• REQUIREMENTS:
Reproduce the listing verbatim.

• COLLECTED MATERIAL:
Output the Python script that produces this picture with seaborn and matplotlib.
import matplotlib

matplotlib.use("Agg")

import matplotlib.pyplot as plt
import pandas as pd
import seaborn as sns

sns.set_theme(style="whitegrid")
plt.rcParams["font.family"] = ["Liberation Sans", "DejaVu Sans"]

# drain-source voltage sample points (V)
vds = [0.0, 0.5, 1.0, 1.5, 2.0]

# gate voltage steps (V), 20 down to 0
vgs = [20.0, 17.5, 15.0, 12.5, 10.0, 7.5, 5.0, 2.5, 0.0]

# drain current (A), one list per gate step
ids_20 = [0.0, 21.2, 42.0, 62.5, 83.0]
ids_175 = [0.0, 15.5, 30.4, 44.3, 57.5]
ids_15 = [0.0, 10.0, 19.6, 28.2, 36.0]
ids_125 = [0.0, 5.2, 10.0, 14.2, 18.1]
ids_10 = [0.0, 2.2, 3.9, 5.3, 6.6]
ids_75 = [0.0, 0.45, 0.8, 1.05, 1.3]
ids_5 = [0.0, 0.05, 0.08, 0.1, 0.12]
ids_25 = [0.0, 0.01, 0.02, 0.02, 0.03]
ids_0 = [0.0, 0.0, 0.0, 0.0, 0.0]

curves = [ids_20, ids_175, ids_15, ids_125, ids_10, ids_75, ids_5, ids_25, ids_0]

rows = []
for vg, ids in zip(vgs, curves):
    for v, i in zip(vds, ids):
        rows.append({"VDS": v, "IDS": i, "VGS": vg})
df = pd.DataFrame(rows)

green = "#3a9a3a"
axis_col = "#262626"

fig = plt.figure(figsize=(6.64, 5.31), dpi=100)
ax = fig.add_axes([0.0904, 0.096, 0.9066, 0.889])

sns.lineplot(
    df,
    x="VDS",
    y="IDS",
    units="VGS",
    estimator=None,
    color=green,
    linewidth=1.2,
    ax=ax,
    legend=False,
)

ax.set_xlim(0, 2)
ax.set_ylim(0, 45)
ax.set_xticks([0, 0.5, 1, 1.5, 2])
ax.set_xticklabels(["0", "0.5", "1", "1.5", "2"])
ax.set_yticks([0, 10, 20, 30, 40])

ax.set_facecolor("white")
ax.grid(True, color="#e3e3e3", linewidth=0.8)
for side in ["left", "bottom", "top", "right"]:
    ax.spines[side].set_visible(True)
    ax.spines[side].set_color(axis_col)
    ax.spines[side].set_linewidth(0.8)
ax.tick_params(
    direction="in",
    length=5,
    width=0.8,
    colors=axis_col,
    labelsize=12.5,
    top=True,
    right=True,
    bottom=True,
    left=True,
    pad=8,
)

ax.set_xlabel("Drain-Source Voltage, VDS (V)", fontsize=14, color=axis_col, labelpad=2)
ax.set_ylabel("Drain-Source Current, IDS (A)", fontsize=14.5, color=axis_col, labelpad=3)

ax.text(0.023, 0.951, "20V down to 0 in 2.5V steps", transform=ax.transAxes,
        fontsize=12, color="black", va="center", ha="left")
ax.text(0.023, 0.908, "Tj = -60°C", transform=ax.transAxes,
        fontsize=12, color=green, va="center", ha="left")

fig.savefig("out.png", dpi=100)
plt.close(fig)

• EXPECTED OUTPUT:
Output the Python script that produces this picture with seaborn and matplotlib.
import matplotlib

matplotlib.use("Agg")

import matplotlib.pyplot as plt
import pandas as pd
import seaborn as sns

sns.set_theme(style="whitegrid")
plt.rcParams["font.family"] = ["Liberation Sans", "DejaVu Sans"]

# drain-source voltage sample points (V)
vds = [0.0, 0.5, 1.0, 1.5, 2.0]

# gate voltage steps (V), 20 down to 0
vgs = [20.0, 17.5, 15.0, 12.5, 10.0, 7.5, 5.0, 2.5, 0.0]

# drain current (A), one list per gate step
ids_20 = [0.0, 21.2, 42.0, 62.5, 83.0]
ids_175 = [0.0, 15.5, 30.4, 44.3, 57.5]
ids_15 = [0.0, 10.0, 19.6, 28.2, 36.0]
ids_125 = [0.0, 5.2, 10.0, 14.2, 18.1]
ids_10 = [0.0, 2.2, 3.9, 5.3, 6.6]
ids_75 = [0.0, 0.45, 0.8, 1.05, 1.3]
ids_5 = [0.0, 0.05, 0.08, 0.1, 0.12]
ids_25 = [0.0, 0.01, 0.02, 0.02, 0.03]
ids_0 = [0.0, 0.0, 0.0, 0.0, 0.0]

curves = [ids_20, ids_175, ids_15, ids_125, ids_10, ids_75, ids_5, ids_25, ids_0]

rows = []
for vg, ids in zip(vgs, curves):
    for v, i in zip(vds, ids):
        rows.append({"VDS": v, "IDS": i, "VGS": vg})
df = pd.DataFrame(rows)

green = "#3a9a3a"
axis_col = "#262626"

fig = plt.figure(figsize=(6.64, 5.31), dpi=100)
ax = fig.add_axes([0.0904, 0.096, 0.9066, 0.889])

sns.lineplot(
    df,
    x="VDS",
    y="IDS",
    units="VGS",
    estimator=None,
    color=green,
    linewidth=1.2,
    ax=ax,
    legend=False,
)

ax.set_xlim(0, 2)
ax.set_ylim(0, 45)
ax.set_xticks([0, 0.5, 1, 1.5, 2])
ax.set_xticklabels(["0", "0.5", "1", "1.5", "2"])
ax.set_yticks([0, 10, 20, 30, 40])

ax.set_facecolor("white")
ax.grid(True, color="#e3e3e3", linewidth=0.8)
for side in ["left", "bottom", "top", "right"]:
    ax.spines[side].set_visible(True)
    ax.spines[side].set_color(axis_col)
    ax.spines[side].set_linewidth(0.8)
ax.tick_params(
    direction="in",
    length=5,
    width=0.8,
    colors=axis_col,
    labelsize=12.5,
    top=True,
    right=True,
    bottom=True,
    left=True,
    pad=8,
)

ax.set_xlabel("Drain-Source Voltage, VDS (V)", fontsize=14, color=axis_col, labelpad=2)
ax.set_ylabel("Drain-Source Current, IDS (A)", fontsize=14.5, color=axis_col, labelpad=3)

ax.text(0.023, 0.951, "20V down to 0 in 2.5V steps", transform=ax.transAxes,
        fontsize=12, color="black", va="center", ha="left")
ax.text(0.023, 0.908, "Tj = -60°C", transform=ax.transAxes,
        fontsize=12, color=green, va="center", ha="left")

fig.savefig("out.png", dpi=100)
plt.close(fig)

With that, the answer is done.